▶ **PROBLEM TO WORK ON**
Wherever the word "that" appears in the entries, copy the whole line.

▶ **SOURCE DATA**
^^^^^^^^^^^^^^^^

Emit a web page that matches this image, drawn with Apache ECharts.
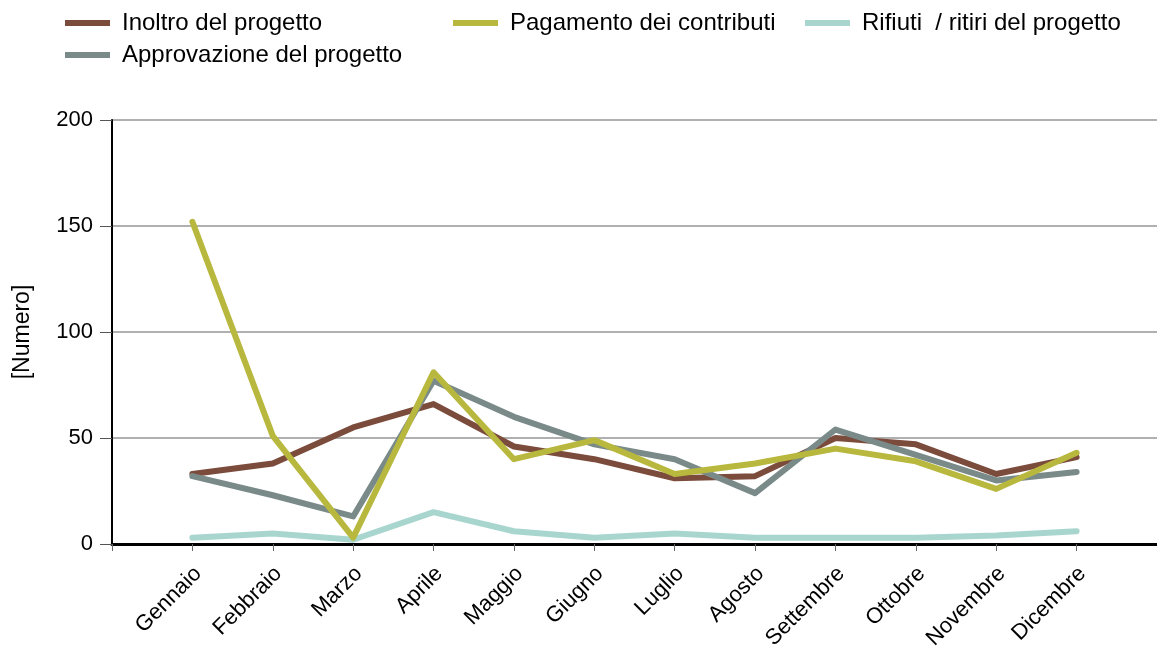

^^^^^^^^^^^^^^^^

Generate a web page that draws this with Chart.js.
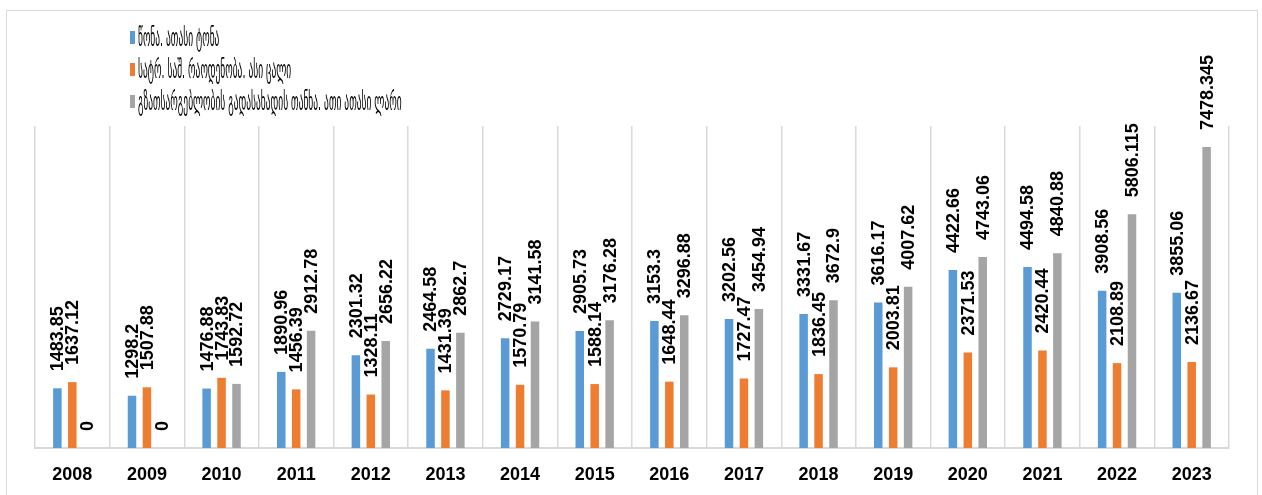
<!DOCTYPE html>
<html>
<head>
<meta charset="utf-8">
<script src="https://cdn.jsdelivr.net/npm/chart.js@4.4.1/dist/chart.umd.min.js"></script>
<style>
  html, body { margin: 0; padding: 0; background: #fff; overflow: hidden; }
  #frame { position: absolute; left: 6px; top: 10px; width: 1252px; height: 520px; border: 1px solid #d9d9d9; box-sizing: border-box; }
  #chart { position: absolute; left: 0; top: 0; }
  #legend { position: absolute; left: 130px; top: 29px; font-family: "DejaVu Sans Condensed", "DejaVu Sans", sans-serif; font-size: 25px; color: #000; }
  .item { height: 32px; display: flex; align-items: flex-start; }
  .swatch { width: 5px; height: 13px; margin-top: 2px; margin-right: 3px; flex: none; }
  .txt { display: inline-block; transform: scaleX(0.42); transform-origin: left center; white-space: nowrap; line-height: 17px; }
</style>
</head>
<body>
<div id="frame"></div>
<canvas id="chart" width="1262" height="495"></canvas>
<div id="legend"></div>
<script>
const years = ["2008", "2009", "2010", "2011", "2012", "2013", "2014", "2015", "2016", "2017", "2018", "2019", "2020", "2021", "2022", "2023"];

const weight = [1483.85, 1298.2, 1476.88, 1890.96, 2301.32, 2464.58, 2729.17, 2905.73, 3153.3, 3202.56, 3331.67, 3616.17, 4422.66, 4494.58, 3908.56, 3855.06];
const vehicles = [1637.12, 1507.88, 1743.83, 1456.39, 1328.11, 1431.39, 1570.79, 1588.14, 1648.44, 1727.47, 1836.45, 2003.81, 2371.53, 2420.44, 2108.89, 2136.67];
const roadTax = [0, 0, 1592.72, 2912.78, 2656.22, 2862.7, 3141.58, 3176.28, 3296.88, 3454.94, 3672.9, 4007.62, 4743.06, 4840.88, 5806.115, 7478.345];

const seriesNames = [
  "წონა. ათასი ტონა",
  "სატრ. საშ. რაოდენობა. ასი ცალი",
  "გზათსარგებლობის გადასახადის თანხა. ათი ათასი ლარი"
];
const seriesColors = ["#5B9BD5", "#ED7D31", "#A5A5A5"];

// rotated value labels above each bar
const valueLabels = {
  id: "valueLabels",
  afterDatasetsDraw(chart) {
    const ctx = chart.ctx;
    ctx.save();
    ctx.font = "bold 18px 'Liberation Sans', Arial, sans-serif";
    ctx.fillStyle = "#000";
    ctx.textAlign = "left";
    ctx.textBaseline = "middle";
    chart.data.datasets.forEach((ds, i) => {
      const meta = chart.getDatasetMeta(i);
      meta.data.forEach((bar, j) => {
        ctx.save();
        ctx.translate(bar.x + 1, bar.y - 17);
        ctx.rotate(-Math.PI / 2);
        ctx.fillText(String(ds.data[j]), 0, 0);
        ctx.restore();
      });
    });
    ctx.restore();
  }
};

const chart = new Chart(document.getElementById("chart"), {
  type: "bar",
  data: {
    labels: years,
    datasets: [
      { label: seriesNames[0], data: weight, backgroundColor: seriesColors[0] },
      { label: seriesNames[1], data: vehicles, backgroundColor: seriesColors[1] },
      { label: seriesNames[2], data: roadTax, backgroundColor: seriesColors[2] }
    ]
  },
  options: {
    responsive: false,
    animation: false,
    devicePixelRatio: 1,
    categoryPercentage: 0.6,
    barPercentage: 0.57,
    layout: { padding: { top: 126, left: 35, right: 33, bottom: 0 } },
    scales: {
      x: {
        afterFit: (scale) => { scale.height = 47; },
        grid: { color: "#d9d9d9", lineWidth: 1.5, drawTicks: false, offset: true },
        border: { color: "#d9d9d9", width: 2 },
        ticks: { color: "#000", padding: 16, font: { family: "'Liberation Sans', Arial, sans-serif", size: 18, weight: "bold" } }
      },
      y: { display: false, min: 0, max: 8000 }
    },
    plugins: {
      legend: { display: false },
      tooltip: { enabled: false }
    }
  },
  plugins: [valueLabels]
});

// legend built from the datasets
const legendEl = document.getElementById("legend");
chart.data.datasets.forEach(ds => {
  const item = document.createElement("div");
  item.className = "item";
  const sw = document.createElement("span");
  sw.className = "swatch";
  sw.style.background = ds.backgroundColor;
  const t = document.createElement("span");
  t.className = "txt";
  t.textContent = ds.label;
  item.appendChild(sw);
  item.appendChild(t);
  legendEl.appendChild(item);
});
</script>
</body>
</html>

^^^^^^^^^^^^^^^^

▶ **COMPLETE ANSWER**
Emit a web page that matches this image, drawn with Apache ECharts.
Generate a web page that draws this with Chart.js.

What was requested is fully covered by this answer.